Why Two Similar Properties Can Have Very Different Solar Savings

Two properties that look identical on paper can produce dramatically different solar savings because of differences in roof orientation, shading, energy consumption patterns, local utility rate structures, and system design. A house or business that appears to be a perfect solar candidate might underperform while a less obvious property outperforms expectations because solar savings are driven by a combination of site-specific factors, not surface-level comparisons.

You’ve probably heard it from a neighbor, a colleague, or a friend who went solar before you: ‘I’m saving a fortune.’ Then you talk to someone else in a similar situation and they tell you their savings were modest, or they’re still figuring out whether it penciled out.
Same city. Similar energy bills. Comparable home or building sizes. Very different outcomes.

If you’ve been trying to evaluate solar for your own property and can’t reconcile the numbers you’re hearing, you’re not imagining things. Solar savings genuinely vary sometimes dramatically between properties that look nearly identical on paper. Understanding why is the difference between making a smart solar investment and being disappointed after the fact.

This isn’t a generic overview of how solar works. This is a practical breakdown of the specific factors that separate high-performing solar installations from average ones so you can evaluate your own property with realistic expectations.

The Surface-Level Comparison Trap

Most people start evaluating solar by comparing themselves to someone similar: same city, similar square footage, similar electricity bill. That comparison feels logical, but it misses the variables that actually determine solar performance.

Two homes in Springfield, Missouri, can sit three blocks apart, face different directions, have different roof pitches, different tree coverage, different usage patterns, and different rate structures with their utility. The solar installation on one property might produce 30% more energy annually than the installation next door and deliver savings that look completely different on a 20-year timeline.

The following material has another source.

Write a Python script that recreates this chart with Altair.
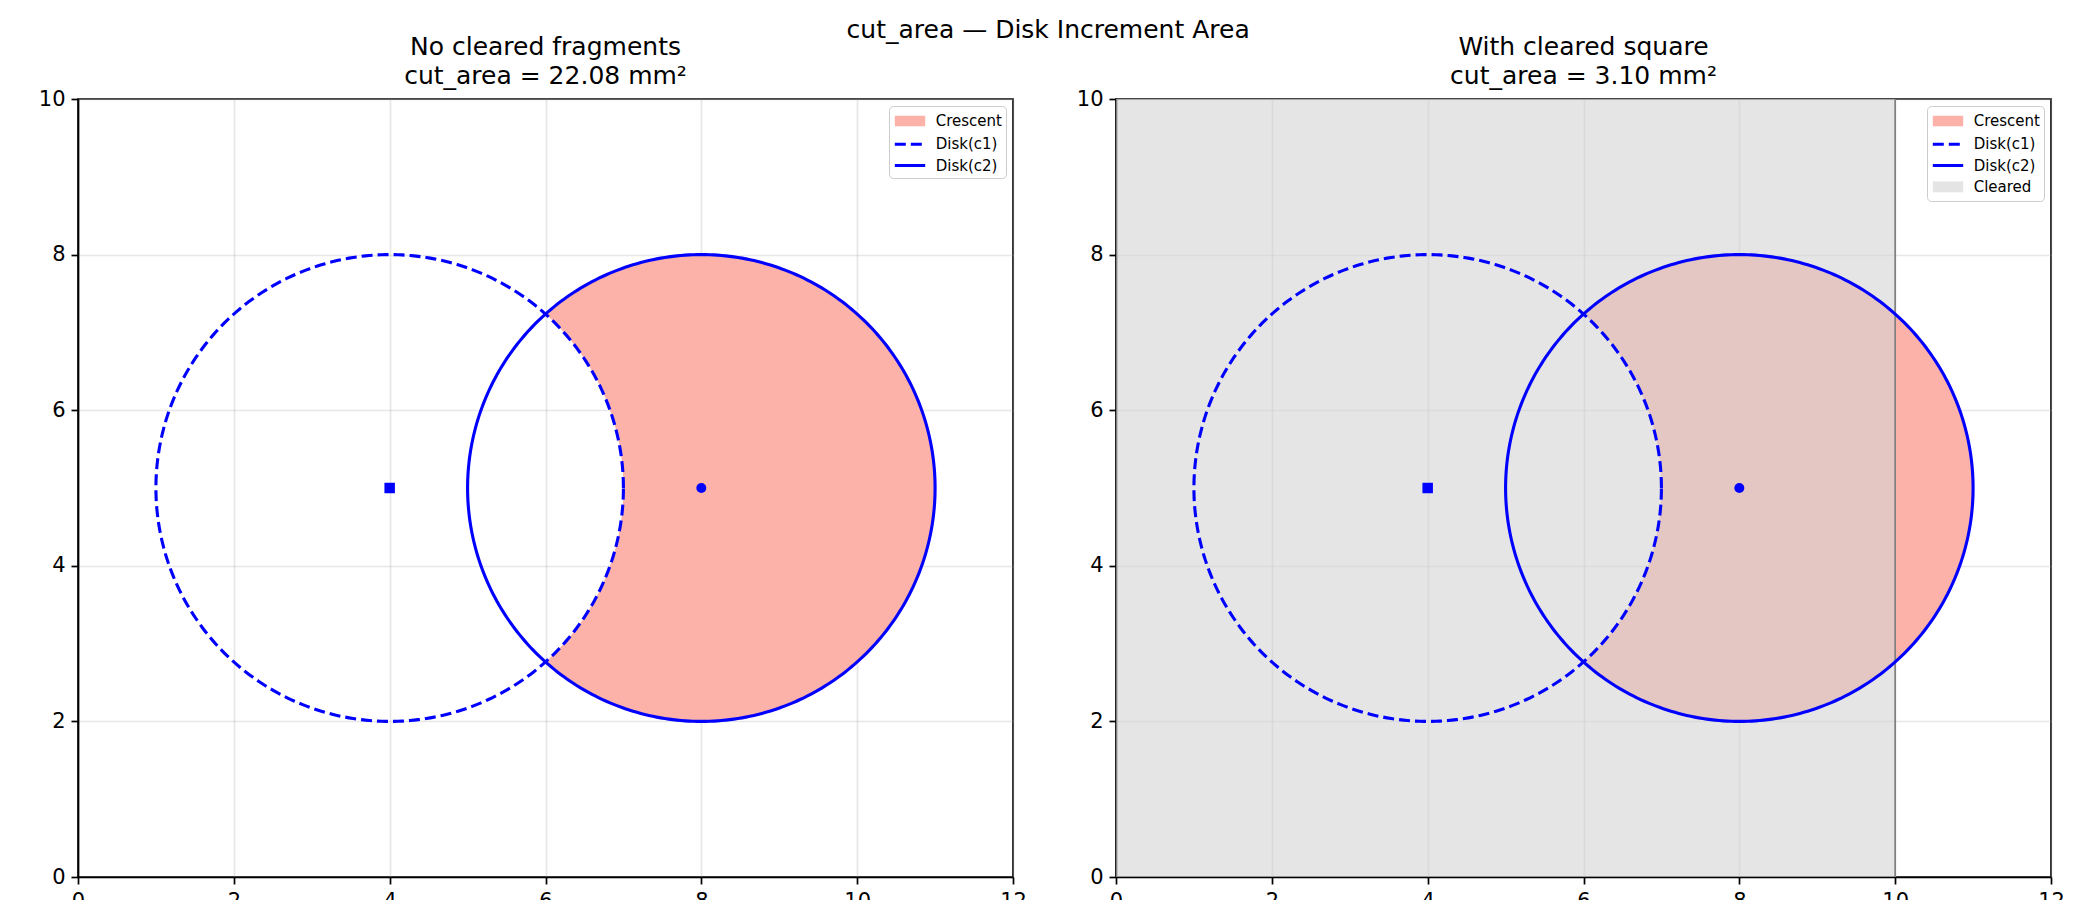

The same principle applies to commercial properties. Two similarly sized warehouses in Fayetteville, Arkansas, or retail buildings in Bentonville can have wildly different solar potential based on roof condition, orientation, HVAC load, hours of operation, and utility demand charges.

Before you benchmark yourself against anyone else, you need to understand what actually drives your numbers.

Factor 1: Roof Orientation and Pitch

This is the single biggest variable most property owners underestimate.
In the continental United States, south-facing roof planes capture the most sunlight across all seasons. A true south-facing roof at the right pitch can produce 15–25% more energy annually than an east- or west-facing roof of the same size. A primarily north-facing roof will underperform significantly.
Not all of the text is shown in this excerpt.